We all come to (social) media for dopamine: to re-enforce, to repeat, to pacify ourselves, to confirm our priors. We turn away from the world of unknowns in the hopes that we might find ourselves, again, on familiar ground.
How then do I manage to steal their energy and trick them into paying attention to something they don’t know, something they don’t want to know – an unsettling idea, an inconvenient truth.
In the days of linear media – of television news shows and radio programs – it was relatively easy to pull this off.
You began with something familiar, something “sexy” and easy, and then follow it with something hard.
A story about cute puppies is followed by a quick hit on Trump’s oligarchic patrons is followed by a longer story about ice cream floats.
On the algorithmic platforms (TikTok, Instagram, Facebook) this sequencing is literally impossible.
They are machines built to maximize shareholder value, not social cohesion. Thus, they are optimized to only serve puppies and ice cream.
Of course, my puppies are not everyone else’s puppies. On X, Elon Musk has built a pretty hate machine. (In typical Musk fashion, he merely copied 4chan, 8chan, etc.) Black people are cannibals. Mexicans are rapists. Whites are besieged. Thus, it produces the same pleasure: reinforcing our priors.
In the late 1900s, when I was a college student, non-linearity was the cutting edge; it was freedom, itself.
Digital collage and hypertext would liberate the reader/writer from the constraints of the rote.
Finally, technology was catching up to the progressive intellectual movements of the 20th century: Cortazar’s Hopscotch, Godard’s Breathless, video art, epigrams.
Today, on social media, non-linear is the norm and video art is the default; dozens of filters are published daily and ludicrously capitalized corporations have decided the unreal – AR, VR, XR – is our future.
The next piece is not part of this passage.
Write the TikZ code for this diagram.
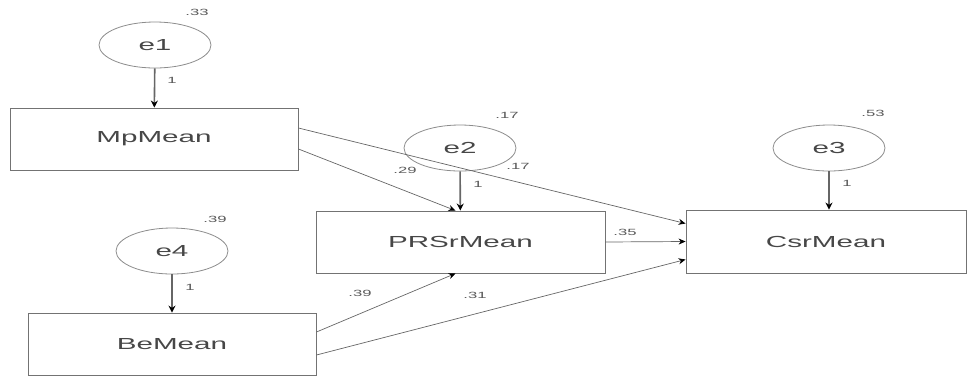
\documentclass[tikz,border=0pt]{standalone}
\usepackage{fontspec}
\setmainfont{Liberation Sans}
\newfontfamily\widesans[FakeStretch=1.85]{Liberation Sans}
\usetikzlibrary{arrows.meta,shapes.geometric}
\begin{document}
\begin{tikzpicture}[x=1pt,y=-1pt,
  obs/.style={draw=black!55,line width=0.9pt,minimum width=288pt,minimum height=62pt,inner sep=0pt,font=\widesans\fontsize{16}{18}\selectfont,text=black!72},
  err/.style={ellipse,draw=black!45,line width=0.8pt,minimum width=112pt,minimum height=46pt,inner sep=0pt,font=\widesans\fontsize{16}{18}\selectfont,text=black!72},
  lbl/.style={inner sep=0pt,font=\widesans\fontsize{9}{10}\selectfont,text=black!65},
  path/.style={draw=black!60,line width=0.7pt,-{Stealth[length=7pt,width=6pt,color=black]}},
  errpath/.style={draw=black!60,line width=1.6pt,-{Stealth[length=7pt,width=7pt,color=black]}}]
\useasboundingbox (0,0) rectangle (969,376);
% observed variables
\node[obs] (mp) at (154,139) {MpMean};
\node[obs,minimum width=289pt] (pr) at (460.5,242) {PRSrMean};
\node[obs,minimum width=280pt,minimum height=63pt] (csr) at (826,241.5) {CsrMean};
\node[obs] (be) at (172,344) {BeMean};
% error terms
\node[err] (e1) at (155,45) {e1};
\node[err] (e2) at (460,148) {e2};
\node[err] (e3) at (829,148) {e3};
\node[err] (e4) at (172,251) {e4};
% variances
\node[lbl] (v1) at (197,12) {.33};
\node[lbl] (v2) at (507,115) {.17};
\node[lbl] (v3) at (873,113) {.53};
\node[lbl] (v4) at (215,219) {.39};
% error paths
\draw[errpath] (e1) -- (mp);
\draw[errpath] (e2) -- (pr);
\draw[errpath] (e3) -- (csr.north -| e3.south);
\draw[errpath] (e4) -- (be);
\node[lbl] (w1) at (172,80) {1};
\node[lbl] (w2) at (478,184) {1};
\node[lbl] (w3) at (847,183) {1};
\node[lbl] (w4) at (190,287) {1};
% structural paths
\coordinate (mpA) at ([yshift=11pt]mp.east);
\coordinate (mpB) at ([yshift=-10pt]mp.east);
\coordinate (beA) at ([yshift=12pt]be.east);
\coordinate (beB) at ([yshift=-11pt]be.east);
\coordinate (csrA) at ([yshift=18pt]csr.west);
\coordinate (csrC) at ([yshift=-18pt]csr.west);
\coordinate (prT) at ([xshift=-5pt]pr.north);
\coordinate (prB) at ([xshift=-5pt]pr.south);
\draw[path] (mpB) -- (prT);
\draw[path] (mpA) -- (csrA);
\draw[path] (pr.east) -- (csr.west);
\draw[path] (beA) -- (prB);
\draw[path] (beB) -- (csrC);
% coefficients
\node[lbl] (c1) at (405,170) {.29};
\node[lbl] (c2) at (518,166) {.17};
\node[lbl] (c3) at (625,232) {.35};
\node[lbl] (c4) at (360,293) {.39};
\node[lbl] (c5) at (475,295) {.31};
\end{tikzpicture}
\end{document}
We mistook the tools for the product, the scaffolding for the structure.
Yes, non-linear editing (video, sound, image, text) is a wondrous advance. But non-linear storytelling is at best a counterpoint and at worst (i.e., most of the time!) an evasion.
Our ability to work together to help one another depends on our ability to learn new things. That does not happen by chance.
Linear media (beginning, middle and end) are how we make sense of the world.
Remembering – i.e., not forgetting – are how we create lasting progress.
Platforms that promote forgetting and non-linearity for profit are a threat to civilization.
Postscript
Above us are 777 words. If I were more dedicated to the bit, I’d rewrite it to land at exactly 737.
The story of a technology company (AIRPLANES!) that became just another stock market company.
Yes, Jean Baudrillard was a bullshit artist. But dematerialization is real and a really big fucking problem.
The people – their companies, lawyers and lobbyists – who benefit materially from dematerialization (financialization) have lodged themselves into the commanding heights and will only be removed if we take them on.
This is not only a political project.
For example, we can insist on richer chronological listings on social media.
We can choose randomness instead of repetition. We can reward curators.
We have every reason to be optimistic.
The current condition is a deviation from the norm.
Just as we are hardwired to avoid thinking hard we are also built to be together, IRL and in real time. (Which is linear.)
For example, here’s a YouTube “channel” from Japan that celebrates a “live” recording.
https://www.youtube.com/@The_FirstTake
That too, is progress.
Likewise, here is another channel, also from Japan, the memorializes how things are made:
https://www.youtube.com/@processx
All around us are the fruits of linear experiences.
Order some & Enjoy!
Thank you for your time!
Jose
p.p.s.
Who mistakes the tool for the product? Engineers! It is not by chance that the political alignment that threatens humanity is one of engineers and speculators. People for whom the tool is the product and the sale is the endpoint. (What happens next? Who cares!)